By Corey Sandler
In many cultures, at midnight on the last day of the calendar, the old year is ushered out the back door and the new year welcomed at the front.
Last night, we did just that. Good riddance to 2020, a year that for most of us brought (almost) nothing worth celebrating.
A long, long year ago on New Year’s Eve, we were at sea, sailing north along the coast of Baja California from Mexico, headed for San Diego and eventually Los Angeles. (You can read about that trip by scrolling down to the entry for 3-4 January 2020.)
When we disembarked on 4 January, we were looking forward to a few months’ break before heading back to cruises in Norway, around the British Isles, and South America. It was going to be a busy year.
Instead, 2020 became the Year When Time Stopped.
By March, one after another cruise contracts were canceled and after 15 years of globe-trotting we have instead stayed home. Literally.
From our home high in the sky over Boston harbor, we can see the Black Falcon cruise terminal where not a single cruise ship visited in 2020. On my early morning walks, I find Downtown Crossing, the heart of Boston, scarcely crossed. And Boston Common is uncommonly empty.

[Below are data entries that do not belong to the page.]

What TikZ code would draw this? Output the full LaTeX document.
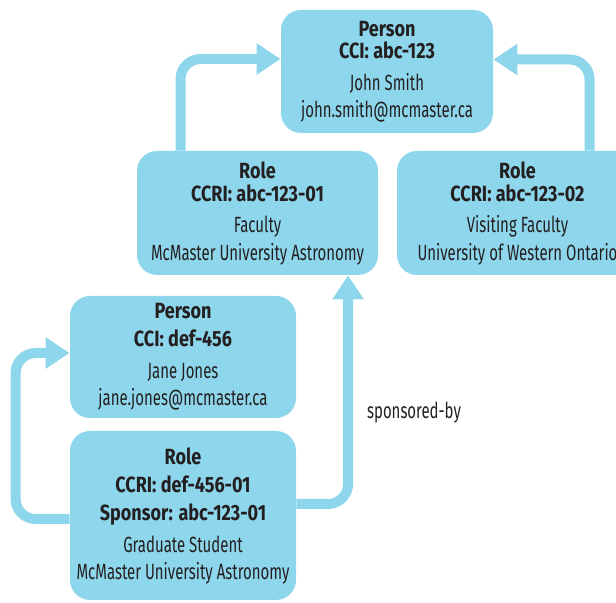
\documentclass[tikz,border=0pt]{standalone}
\usepackage{fontspec}
\setmainfont{Fira Sans}[UprightFeatures={FakeStretch=0.68},BoldFeatures={FakeStretch=0.82}]
\usepackage{tikz}
\usetikzlibrary{arrows.meta}
\definecolor{boxblue}{RGB}{142,214,235}
\definecolor{ink}{RGB}{35,31,32}

\tikzset{
  entity/.style={rectangle,rounded corners=10pt,fill=boxblue,text=ink,align=center,
    inner sep=0pt,font=\fontsize{11}{13.5}\selectfont},
  link/.style={line width=5pt,draw=boxblue,rounded corners=10pt,
    -{Triangle[width=15pt,length=12pt]}}
}

\begin{document}
\begin{tikzpicture}[x=0.5pt,y=-0.5pt]
  \useasboundingbox (0,0) rectangle (616,603);
  \clip (0,0) rectangle (616,603);
  % boxes
  \node[entity,minimum width=106pt,minimum height=61.5pt] (person1) at (387,71.5)
    {\textbf{Person}\\[-2.5pt]\textbf{CCI: abc-123}\\[2.5pt]John Smith\\john.smith@mcmaster.ca};
  \node[entity,minimum width=120.5pt,minimum height=62pt] (role1) at (257.5,213)
    {\textbf{Role}\\[-2pt]\textbf{CCRI: abc-123-01}\\[2.5pt]Faculty\\McMaster University Astronomy};
  \node[entity,minimum width=120.5pt,minimum height=62pt] (role2) at (517.5,213)
    {\textbf{Role}\\[-2pt]\textbf{CCRI: abc-123-02}\\[2.5pt]Visiting Faculty\\University of Western Ontario};
  \node[entity,minimum width=113pt,minimum height=61pt] (person2) at (183,357)
    {\textbf{Person}\\[0.5pt]\textbf{CCI: def-456}\\[2.5pt]Jane Jones\\jane.jones@mcmaster.ca};
  \node[entity,minimum width=113pt,minimum height=84.5pt] (role3) at (183,515.5)
    {\textbf{Role}\\[0.5pt]\textbf{CCRI: def-456-01}\\[0.5pt]\textbf{Sponsor: abc-123-01}\\[2.5pt]Graduate Student\\McMaster University Astronomy};
  \node[text=ink,font=\fontsize{11}{13.5}\selectfont] (sponsored) at (414,413) {sponsored-by};
  % links
  \draw[link] ([xshift=22pt]role1.north west) |- ([yshift=6.25pt]person1.west);
  \draw[link] ([xshift=96.5pt]role2.north west) |- ([yshift=6pt]person1.east);
  \draw[link] ([yshift=-1.75pt]role3.west) -| ([xshift=-27pt,yshift=2pt]person2.west) -- ([yshift=2pt]person2.west);
  \draw[link] ([yshift=5.75pt]role3.east) -| ([xshift=105.75pt]role1.south west);
\end{tikzpicture}
\end{document}
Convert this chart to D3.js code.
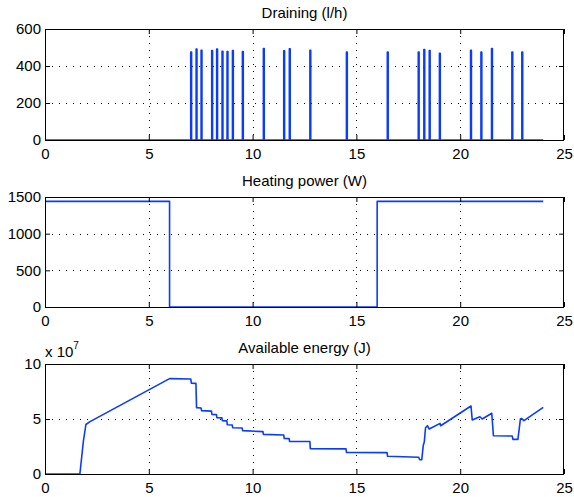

But there is hope in the form of the painfully slow rollout of an exceptionally speedily developed vaccine.
If all goes well…
…we can hope that sometime soon–perhaps in this new year–we will once again be able to venture far and near.
As British Prime Minister Winston Churchill said in 1942, as the tide of World War II seemed to be turning, “Now this is not the end. It is not even the beginning of the end. But it is, perhaps, the end of the beginning.”